Chaussure à son pied (Hobson’s choice) – de David Lean – 1954
L’humour n’est pas ce qui caractérise le mieux la filmographie de David Lean, qui ne s’est attaqué à la comédie qu’à de rares occasions : pour L’Esprit s’amuse, sans doute celui de ses films qui a le plus vieilli, et pour ce Chaussure à son pied, nettement plus convaincant.
Charles Laughton y est le patron gargantuesque d’une boutique de chaussures, qui règne en maître sur sa maison et sur ses trois filles. Quand il se met en tête de maries ses deux cadettes – mais pas la plus âgée, trentenaire qu’il juge immariable – cette dernière décide d’épouser le cordonnier qui passe ses journées dans la cave, à fabriquer les chaussures…

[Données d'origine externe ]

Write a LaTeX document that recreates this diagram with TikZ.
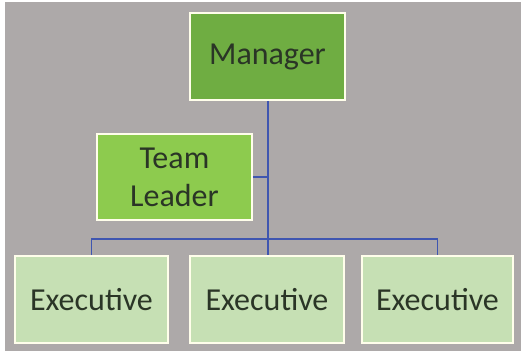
\documentclass[tikz,border=0pt]{standalone}
\usepackage{fontspec}
\setmainfont{Carlito}
\definecolor{bg}{HTML}{ADA9A9}
\definecolor{mgr}{HTML}{6FAD42}
\definecolor{tl}{HTML}{8DCB4E}
\definecolor{exe}{HTML}{C6E0B4}
\definecolor{txt}{HTML}{2A3526}
\definecolor{conn}{HTML}{3F56B0}
\begin{document}
\begin{tikzpicture}[x=1pt,y=-1pt,
  box/.style={draw=white!92!yellow, line width=1.8pt, text=txt, inner sep=0pt,
    font=\fontsize{32}{38}\selectfont, align=center},
  link/.style={draw=conn, line width=1.3pt}]
\useasboundingbox (0,0) rectangle (521,351);
\fill[white] (0,0) rectangle (521,351);
\fill[bg] (5,2) rectangle (521,351);
\node[box, fill=mgr, minimum width=155pt, minimum height=87pt] (m) at (267.5,56.5) {Manager};
\node[box, fill=tl, minimum width=155pt, minimum height=86pt] (t) at (174.5,177) {Team\\Leader};
\node[box, fill=exe, minimum width=153pt, minimum height=87pt] (e1) at (91.5,299.5) {Executive};
\node[box, fill=exe, minimum width=154pt, minimum height=87pt] (e2) at (267,299.5) {Executive};
\node[box, fill=exe, minimum width=151pt, minimum height=87pt] (e3) at (437.5,299.5) {Executive};
\coordinate (bus) at (268,239);
\draw[link] (m.south -| bus) -- (e2.north -| bus);
\draw[link] (t.east) -- (t.east -| bus);
\draw[link] (e1.north) -- (e1.north |- bus) -- (e3.north |- bus) -- (e3.north);
\end{tikzpicture}
\end{document}
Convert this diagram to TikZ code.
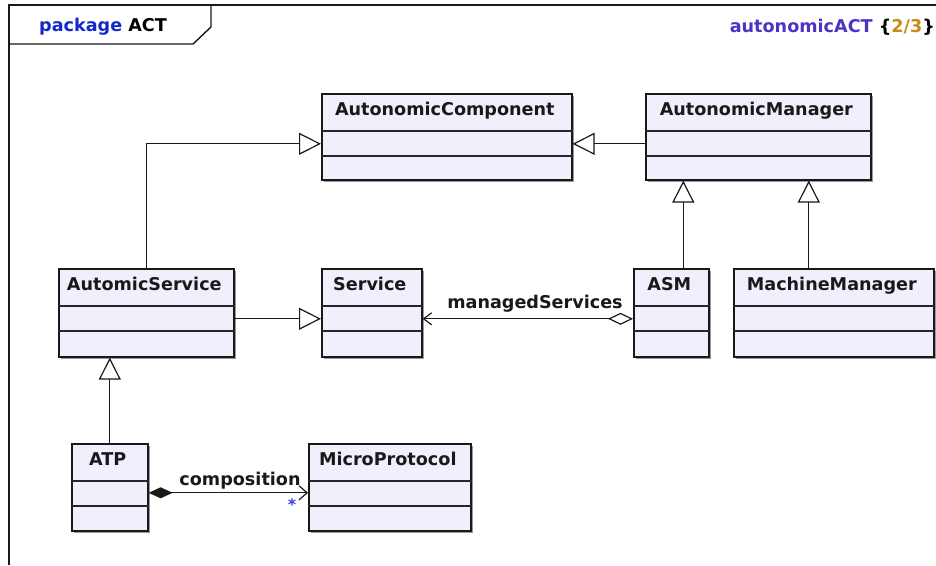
\documentclass[tikz,border=0pt]{standalone}
\usepackage{fontspec}
\setmainfont{DejaVu Sans}
\usetikzlibrary{arrows.meta,shadows}
\definecolor{boxfill}{RGB}{240,240,252}
\definecolor{pkgblue}{RGB}{20,40,200}
\definecolor{titlepurple}{RGB}{80,50,200}
\definecolor{numorange}{RGB}{200,140,20}
\definecolor{multblue}{RGB}{60,60,220}
\newcommand\umlclass[6]{%
  \node[classbox, minimum width=#4pt, minimum height=#5pt] (#1) at (#2,#3) {};
  \draw[divider] ([yshift=-38pt]#1.north west) -- ([yshift=-38pt]#1.north east);
  \draw[divider] ([yshift=-63pt]#1.north west) -- ([yshift=-63pt]#1.north east);
  \node[cname] (#1-name) at ([xshift=-2pt,yshift=-22pt]#1.north) {#6};
}
\begin{document}
\begin{tikzpicture}[x=1pt,y=-1pt,
  classbox/.style={draw=black!90, line width=1.6pt, fill=boxfill, rectangle, inner sep=0pt, anchor=north west,
    drop shadow={shadow xshift=2pt,shadow yshift=-2pt,fill=black!40,opacity=1}},
  divider/.style={draw=black!85, line width=1.2pt},
  cname/.style={font=\bfseries\fontsize{17.6pt}{20pt}\selectfont, text=black!90, anchor=base, inner sep=0pt},
  lbl/.style={font=\bfseries\fontsize{17.6pt}{20pt}\selectfont, text=black!90, anchor=base, inner sep=0pt},
  conn/.style={line width=1.2pt, draw=black!90},
  gen/.style={conn, -{Triangle[open,length=22pt,width=22pt]}},
  frameline/.style={line width=1.4pt, draw=black!90},
]
\useasboundingbox (0,0) rectangle (936,565);
\fill[white] (0,0) rectangle (936,565);

% frame
\draw[frameline] (9,565) -- (9,5) -- (936,5);
\draw[frameline] (211,5) -- (211,27) -- (193,44) -- (9,44);
\node[anchor=base west, inner sep=0pt, font=\bfseries\fontsize{17.6pt}{20pt}\selectfont] (pkg) at (39,31)
  {\textcolor{pkgblue}{package} ACT};
\node[anchor=base east, inner sep=0pt, font=\bfseries\fontsize{17.6pt}{20pt}\selectfont] (title) at (935,32)
  {\textcolor{titlepurple}{autonomicACT} \{\textcolor{numorange}{2/3}\}};

% classes
\umlclass{ac}{321}{93}{250}{86}{AutonomicComponent}
\umlclass{am}{645}{93}{225}{86}{AutonomicManager}
\umlclass{as}{58}{268}{175}{88}{AutomicService}
\umlclass{svc}{321}{268}{100}{88}{Service}
\umlclass{asm}{633}{268}{75}{88}{ASM}
\umlclass{mm}{733}{268}{200}{88}{MachineManager}
\umlclass{atp}{71}{443}{76}{87}{ATP}
\umlclass{mp}{308}{443}{162}{87}{MicroProtocol}

% generalizations
\draw[gen] (as.north) |- ([yshift=-7pt]ac.west);
\draw[gen] ([yshift=-7pt]am.west) -- ([yshift=-7pt]ac.east);
\draw[gen] ([xshift=12pt]asm.north) -- ([xshift=12pt]asm.north |- am.south);
\draw[gen] ([xshift=-25pt]mm.north) -- ([xshift=-25pt]mm.north |- am.south);
\draw[gen] ([yshift=-6pt]as.east) -- ([yshift=-6pt]svc.west);
\draw[gen] (atp.north) -- (atp.north |- as.south);

% aggregation
\draw[conn, {Straight Barb[length=8pt,width=12pt]}-{Diamond[open,length=25pt,width=12pt]}]
  ([yshift=-6pt]svc.east) -- ([yshift=-6pt]asm.west);
\node[lbl] (ms) at (535,308) {managedServices};

% composition
\draw[conn, {Diamond[length=24pt,width=11pt]}-{Straight Barb[length=8pt,width=14pt]}]
  ([yshift=-5.5pt]atp.east) -- ([yshift=-5.5pt]mp.west);
\node[lbl] (comp) at (240,485) {composition};
\node[font=\bfseries\fontsize{16pt}{18pt}\selectfont, text=multblue, inner sep=0pt] (mult) at (292,505) {*};
\end{tikzpicture}
\end{document}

Une vraie comédie, à laquelle Lean donne un rythme digne d’un Lubitsch. Le ton, la légèreté, tranchent avec les précédents films du cinéaste, ou surtout avec tous ceux qui vont suivre. Il dévoile en tout cas un talent insoupçonné de Lean, et marquera a posteriori une rupture dans son œuvre.
C’est son dernier film en noir et blanc, et le dernier de ses films « domestiques », avant qu’il ne se sent des envies d’ailleurs, qui apparaîtront dès son film suivant, Vacances à Venise. Si atypique dans le ton, Hobson’s choice marque aussi le sommet formel de ses premières années.
Dans cette comédie humaine, et joyeusement inconséquente, on retrouve ce qui faisait la force de la plupart de ses films : l’importance donnée aux décors, la manière dont Lean filme les habitations, comme des personnages à part entière. Trois décors principaux ici : la boutique d’Hobson, celle de sa fille, et le pub où Charles Laughton s’encanaille. Trois décors auxquels Lean apporte le même soin, et dont il tire des plans superbement composés.
Les quelques scènes extérieures aussi sont superbes, avec ces pavés humides omniprésents, cette misère ambiante qui cohabite avec l’étrangeté des rapports entre les personnages : ce père qui humilie sa fille, cette dernière qui impose son amour, et la romance qui se noue devant une rivière pleine de déchets, ou un caniveau ruisselant.
Lean décline l’esthétisme de ses adaptations de Dickens (De Grandes Espérances et Oliver Twist), pour en faire l’arrière plan très vivant d’une pure comédie. Le cocktail fonctionne parfaitement, et donne une petite merveille, le film le plus joyeux de son auteur.